§ **SOURCE MATERIAL**:
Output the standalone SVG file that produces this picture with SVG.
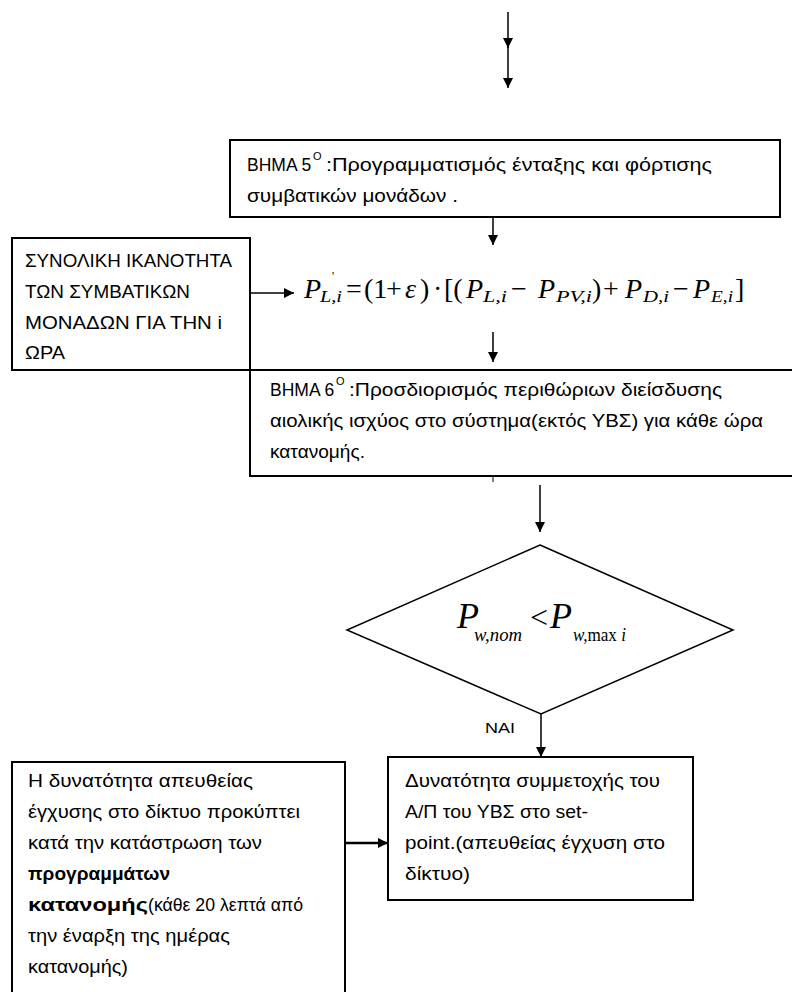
<svg xmlns="http://www.w3.org/2000/svg" width="792" height="992" viewBox="0 0 792 992">
<defs>
<marker id="ah" viewBox="0 0 10 10" refX="10" refY="5" markerWidth="10" markerHeight="10" markerUnits="userSpaceOnUse" orient="auto">
<path d="M0,0 L10,5 L0,10 z" fill="#000"/>
</marker>
<style>
.box{fill:#fff;stroke:#000;stroke-width:2}
.c{stroke:#000;stroke-width:1.5;fill:none;marker-end:url(#ah)}
.t{font-family:"Liberation Sans","DejaVu Sans",sans-serif;font-size:17.5px;fill:#000}
.b{font-weight:bold}
.sup{font-family:"Liberation Sans",sans-serif;font-size:11px}
.m{font-family:"Liberation Serif","Times New Roman",serif;font-size:28px;fill:#000}
.mi{font-style:italic}
.ms{font-family:"Liberation Serif",serif;font-style:italic;font-size:16px;fill:#000}
.d{font-family:"Liberation Serif",serif;fill:#000}
</style>
</defs>
<rect width="792" height="992" fill="#fff"/>

<g id="connectors">
<line class="c" x1="508" y1="12" x2="508" y2="48"/>
<line class="c" x1="508" y1="46" x2="508" y2="88"/>
<line class="c" x1="493" y1="217" x2="493" y2="245"/>
<line class="c" x1="250" y1="293" x2="294" y2="293"/>
<line class="c" x1="493" y1="332" x2="493" y2="362"/>
<line x1="493" y1="476" x2="493" y2="482" stroke="#000" stroke-width="1"/>
<line class="c" x1="540" y1="485" x2="540" y2="532"/>
<line class="c" x1="541" y1="714" x2="541" y2="757"/>
<line class="c" x1="345" y1="843" x2="388" y2="843" style="stroke-width:2.5"/>
</g>

<g id="step5">
<rect class="box" x="230" y="140" width="550" height="77"/>
<text class="t" x="247" y="171">ΒΗΜΑ 5</text>
<text class="t sup" x="313" y="160">O</text>
<text class="t" x="326" y="171" textLength="386" lengthAdjust="spacingAndGlyphs">:Προγραμματισμός ένταξης και φόρτισης</text>
<text class="t" x="247" y="202" textLength="211" lengthAdjust="spacingAndGlyphs">συμβατικών μονάδων .</text>
</g>

<g id="capacity">
<rect class="box" x="12" y="238" width="238" height="132"/>
<text class="t" x="25" y="267" textLength="207" lengthAdjust="spacingAndGlyphs">ΣΥΝΟΛΙΚΗ ΙΚΑΝΟΤΗΤΑ</text>
<text class="t" x="25" y="298" textLength="165" lengthAdjust="spacingAndGlyphs">ΤΩΝ ΣΥΜΒΑΤΙΚΩΝ</text>
<text class="t" x="25" y="329" textLength="197" lengthAdjust="spacingAndGlyphs">ΜΟΝΑΔΩΝ ΓΙΑ ΤΗΝ i</text>
<text class="t" x="25" y="359" textLength="40" lengthAdjust="spacingAndGlyphs">ΩΡΑ</text>
</g>

<g id="formula">
<text class="m mi" x="304" y="298">P</text>
<text class="ms" x="332" y="280" style="font-style:normal;font-size:12px">'</text>
<text class="ms" x="320" y="302" textLength="22" lengthAdjust="spacingAndGlyphs">L,i</text>
<text class="m" x="346" y="298">=</text>
<text class="m" x="364" y="298">(1</text>
<text class="m" x="386" y="298">+</text>
<text class="m mi" x="405" y="298">ε</text>
<text class="m" x="420" y="298">)</text>
<text class="m" x="433" y="298">·</text>
<text class="m" x="444" y="298">[(</text>
<text class="m mi" x="466" y="298">P</text>
<text class="ms" x="483" y="302" textLength="24" lengthAdjust="spacingAndGlyphs">L,i</text>
<text class="m" x="511" y="298">−</text>
<text class="m mi" x="538" y="298">P</text>
<text class="ms" x="556" y="302" textLength="36" lengthAdjust="spacingAndGlyphs">PV,i</text>
<text class="m" x="592" y="298">)</text>
<text class="m" x="603" y="298">+</text>
<text class="m mi" x="625" y="298">P</text>
<text class="ms" x="643" y="302" textLength="26" lengthAdjust="spacingAndGlyphs">D,i</text>
<text class="m" x="673" y="298">−</text>
<text class="m mi" x="693" y="298">P</text>
<text class="ms" x="711" y="302" textLength="22" lengthAdjust="spacingAndGlyphs">E,i</text>
<text class="m" x="735" y="298">]</text>
</g>

<g id="step6">
<line x1="12" y1="370" x2="800" y2="370" stroke="#000" stroke-width="2"/>
<polyline points="250,370 250,476 800,476" fill="none" stroke="#000" stroke-width="2"/>
<text class="t" x="270" y="396">ΒΗΜΑ 6</text>
<text class="t sup" x="336" y="385">O</text>
<text class="t" x="349" y="396" textLength="373" lengthAdjust="spacingAndGlyphs">:Προσδιορισμός περιθώριων διείσδυσης</text>
<text class="t" x="270" y="427" textLength="493" lengthAdjust="spacingAndGlyphs">αιολικής ισχύος στο σύστημα(εκτός ΥΒΣ) για κάθε ώρα</text>
<text class="t" x="270" y="458" textLength="95" lengthAdjust="spacingAndGlyphs">κατανομής.</text>
</g>

<g id="decision">
<polygon points="540,545 733,630 541,714 347,630" fill="#fff" stroke="#000" stroke-width="1.5"/>
<text class="d" x="457" y="628" font-size="36" font-style="italic">P</text>
<text class="d" x="474" y="641" font-size="19" font-style="italic" textLength="48" lengthAdjust="spacingAndGlyphs">w,nom</text>
<text class="d" x="530" y="628" font-size="32">&lt;</text>
<text class="d" x="550" y="628" font-size="36" font-style="italic">P</text>
<text class="d" x="573" y="641" font-size="19" textLength="53" lengthAdjust="spacingAndGlyphs"><tspan font-style="italic">w,</tspan>max<tspan font-style="italic"> i</tspan></text>
<text class="t" x="485" y="733" style="font-size:15px" textLength="30" lengthAdjust="spacingAndGlyphs">NAI</text>
</g>

<g id="setpoint">
<rect class="box" x="388" y="757" width="305" height="143"/>
<text class="t" x="405" y="787" textLength="255" lengthAdjust="spacingAndGlyphs">Δυνατότητα συμμετοχής του</text>
<text class="t" x="405" y="818" textLength="183" lengthAdjust="spacingAndGlyphs">Α/Π  του ΥΒΣ στο set-</text>
<text class="t" x="405" y="849" textLength="260" lengthAdjust="spacingAndGlyphs">point.(απευθείας  έγχυση στο</text>
<text class="t" x="405" y="880" textLength="65" lengthAdjust="spacingAndGlyphs">δίκτυο)</text>
</g>

<g id="direct">
<rect class="box" x="12" y="762" width="333" height="240"/>
<text class="t" x="28" y="787" textLength="225" lengthAdjust="spacingAndGlyphs">Η δυνατότητα απευθείας</text>
<text class="t" x="28" y="818" textLength="272" lengthAdjust="spacingAndGlyphs">έγχυσης στο δίκτυο προκύπτει</text>
<text class="t" x="28" y="849" textLength="234" lengthAdjust="spacingAndGlyphs">κατά την κατάστρωση των</text>
<text class="t b" x="28" y="880" textLength="142" lengthAdjust="spacingAndGlyphs">προγραμμάτων</text>
<text class="t b" x="28" y="911" textLength="120" lengthAdjust="spacingAndGlyphs">κατανομής</text>
<text class="t" x="148" y="911" textLength="155" lengthAdjust="spacingAndGlyphs">(κάθε 20 λεπτά από</text>
<text class="t" x="28" y="942" textLength="202" lengthAdjust="spacingAndGlyphs">την έναρξη της ημέρας</text>
<text class="t" x="28" y="973" textLength="100" lengthAdjust="spacingAndGlyphs">κατανομής)</text>
</g>
</svg>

§ **TASK STATEMENT**:
The data above should be repeated exactly, minus any pictures.

§ **THE ANSWER**:
Output the standalone SVG file that produces this picture with SVG.
<svg xmlns="http://www.w3.org/2000/svg" width="792" height="992" viewBox="0 0 792 992">
<defs>
<marker id="ah" viewBox="0 0 10 10" refX="10" refY="5" markerWidth="10" markerHeight="10" markerUnits="userSpaceOnUse" orient="auto">
<path d="M0,0 L10,5 L0,10 z" fill="#000"/>
</marker>
<style>
.box{fill:#fff;stroke:#000;stroke-width:2}
.c{stroke:#000;stroke-width:1.5;fill:none;marker-end:url(#ah)}
.t{font-family:"Liberation Sans","DejaVu Sans",sans-serif;font-size:17.5px;fill:#000}
.b{font-weight:bold}
.sup{font-family:"Liberation Sans",sans-serif;font-size:11px}
.m{font-family:"Liberation Serif","Times New Roman",serif;font-size:28px;fill:#000}
.mi{font-style:italic}
.ms{font-family:"Liberation Serif",serif;font-style:italic;font-size:16px;fill:#000}
.d{font-family:"Liberation Serif",serif;fill:#000}
</style>
</defs>
<rect width="792" height="992" fill="#fff"/>

<g id="connectors">
<line class="c" x1="508" y1="12" x2="508" y2="48"/>
<line class="c" x1="508" y1="46" x2="508" y2="88"/>
<line class="c" x1="493" y1="217" x2="493" y2="245"/>
<line class="c" x1="250" y1="293" x2="294" y2="293"/>
<line class="c" x1="493" y1="332" x2="493" y2="362"/>
<line x1="493" y1="476" x2="493" y2="482" stroke="#000" stroke-width="1"/>
<line class="c" x1="540" y1="485" x2="540" y2="532"/>
<line class="c" x1="541" y1="714" x2="541" y2="757"/>
<line class="c" x1="345" y1="843" x2="388" y2="843" style="stroke-width:2.5"/>
</g>

<g id="step5">
<rect class="box" x="230" y="140" width="550" height="77"/>
<text class="t" x="247" y="171">ΒΗΜΑ 5</text>
<text class="t sup" x="313" y="160">O</text>
<text class="t" x="326" y="171" textLength="386" lengthAdjust="spacingAndGlyphs">:Προγραμματισμός ένταξης και φόρτισης</text>
<text class="t" x="247" y="202" textLength="211" lengthAdjust="spacingAndGlyphs">συμβατικών μονάδων .</text>
</g>

<g id="capacity">
<rect class="box" x="12" y="238" width="238" height="132"/>
<text class="t" x="25" y="267" textLength="207" lengthAdjust="spacingAndGlyphs">ΣΥΝΟΛΙΚΗ ΙΚΑΝΟΤΗΤΑ</text>
<text class="t" x="25" y="298" textLength="165" lengthAdjust="spacingAndGlyphs">ΤΩΝ ΣΥΜΒΑΤΙΚΩΝ</text>
<text class="t" x="25" y="329" textLength="197" lengthAdjust="spacingAndGlyphs">ΜΟΝΑΔΩΝ ΓΙΑ ΤΗΝ i</text>
<text class="t" x="25" y="359" textLength="40" lengthAdjust="spacingAndGlyphs">ΩΡΑ</text>
</g>

<g id="formula">
<text class="m mi" x="304" y="298">P</text>
<text class="ms" x="332" y="280" style="font-style:normal;font-size:12px">'</text>
<text class="ms" x="320" y="302" textLength="22" lengthAdjust="spacingAndGlyphs">L,i</text>
<text class="m" x="346" y="298">=</text>
<text class="m" x="364" y="298">(1</text>
<text class="m" x="386" y="298">+</text>
<text class="m mi" x="405" y="298">ε</text>
<text class="m" x="420" y="298">)</text>
<text class="m" x="433" y="298">·</text>
<text class="m" x="444" y="298">[(</text>
<text class="m mi" x="466" y="298">P</text>
<text class="ms" x="483" y="302" textLength="24" lengthAdjust="spacingAndGlyphs">L,i</text>
<text class="m" x="511" y="298">−</text>
<text class="m mi" x="538" y="298">P</text>
<text class="ms" x="556" y="302" textLength="36" lengthAdjust="spacingAndGlyphs">PV,i</text>
<text class="m" x="592" y="298">)</text>
<text class="m" x="603" y="298">+</text>
<text class="m mi" x="625" y="298">P</text>
<text class="ms" x="643" y="302" textLength="26" lengthAdjust="spacingAndGlyphs">D,i</text>
<text class="m" x="673" y="298">−</text>
<text class="m mi" x="693" y="298">P</text>
<text class="ms" x="711" y="302" textLength="22" lengthAdjust="spacingAndGlyphs">E,i</text>
<text class="m" x="735" y="298">]</text>
</g>

<g id="step6">
<line x1="12" y1="370" x2="800" y2="370" stroke="#000" stroke-width="2"/>
<polyline points="250,370 250,476 800,476" fill="none" stroke="#000" stroke-width="2"/>
<text class="t" x="270" y="396">ΒΗΜΑ 6</text>
<text class="t sup" x="336" y="385">O</text>
<text class="t" x="349" y="396" textLength="373" lengthAdjust="spacingAndGlyphs">:Προσδιορισμός περιθώριων διείσδυσης</text>
<text class="t" x="270" y="427" textLength="493" lengthAdjust="spacingAndGlyphs">αιολικής ισχύος στο σύστημα(εκτός ΥΒΣ) για κάθε ώρα</text>
<text class="t" x="270" y="458" textLength="95" lengthAdjust="spacingAndGlyphs">κατανομής.</text>
</g>

<g id="decision">
<polygon points="540,545 733,630 541,714 347,630" fill="#fff" stroke="#000" stroke-width="1.5"/>
<text class="d" x="457" y="628" font-size="36" font-style="italic">P</text>
<text class="d" x="474" y="641" font-size="19" font-style="italic" textLength="48" lengthAdjust="spacingAndGlyphs">w,nom</text>
<text class="d" x="530" y="628" font-size="32">&lt;</text>
<text class="d" x="550" y="628" font-size="36" font-style="italic">P</text>
<text class="d" x="573" y="641" font-size="19" textLength="53" lengthAdjust="spacingAndGlyphs"><tspan font-style="italic">w,</tspan>max<tspan font-style="italic"> i</tspan></text>
<text class="t" x="485" y="733" style="font-size:15px" textLength="30" lengthAdjust="spacingAndGlyphs">NAI</text>
</g>

<g id="setpoint">
<rect class="box" x="388" y="757" width="305" height="143"/>
<text class="t" x="405" y="787" textLength="255" lengthAdjust="spacingAndGlyphs">Δυνατότητα συμμετοχής του</text>
<text class="t" x="405" y="818" textLength="183" lengthAdjust="spacingAndGlyphs">Α/Π  του ΥΒΣ στο set-</text>
<text class="t" x="405" y="849" textLength="260" lengthAdjust="spacingAndGlyphs">point.(απευθείας  έγχυση στο</text>
<text class="t" x="405" y="880" textLength="65" lengthAdjust="spacingAndGlyphs">δίκτυο)</text>
</g>

<g id="direct">
<rect class="box" x="12" y="762" width="333" height="240"/>
<text class="t" x="28" y="787" textLength="225" lengthAdjust="spacingAndGlyphs">Η δυνατότητα απευθείας</text>
<text class="t" x="28" y="818" textLength="272" lengthAdjust="spacingAndGlyphs">έγχυσης στο δίκτυο προκύπτει</text>
<text class="t" x="28" y="849" textLength="234" lengthAdjust="spacingAndGlyphs">κατά την κατάστρωση των</text>
<text class="t b" x="28" y="880" textLength="142" lengthAdjust="spacingAndGlyphs">προγραμμάτων</text>
<text class="t b" x="28" y="911" textLength="120" lengthAdjust="spacingAndGlyphs">κατανομής</text>
<text class="t" x="148" y="911" textLength="155" lengthAdjust="spacingAndGlyphs">(κάθε 20 λεπτά από</text>
<text class="t" x="28" y="942" textLength="202" lengthAdjust="spacingAndGlyphs">την έναρξη της ημέρας</text>
<text class="t" x="28" y="973" textLength="100" lengthAdjust="spacingAndGlyphs">κατανομής)</text>
</g>
</svg>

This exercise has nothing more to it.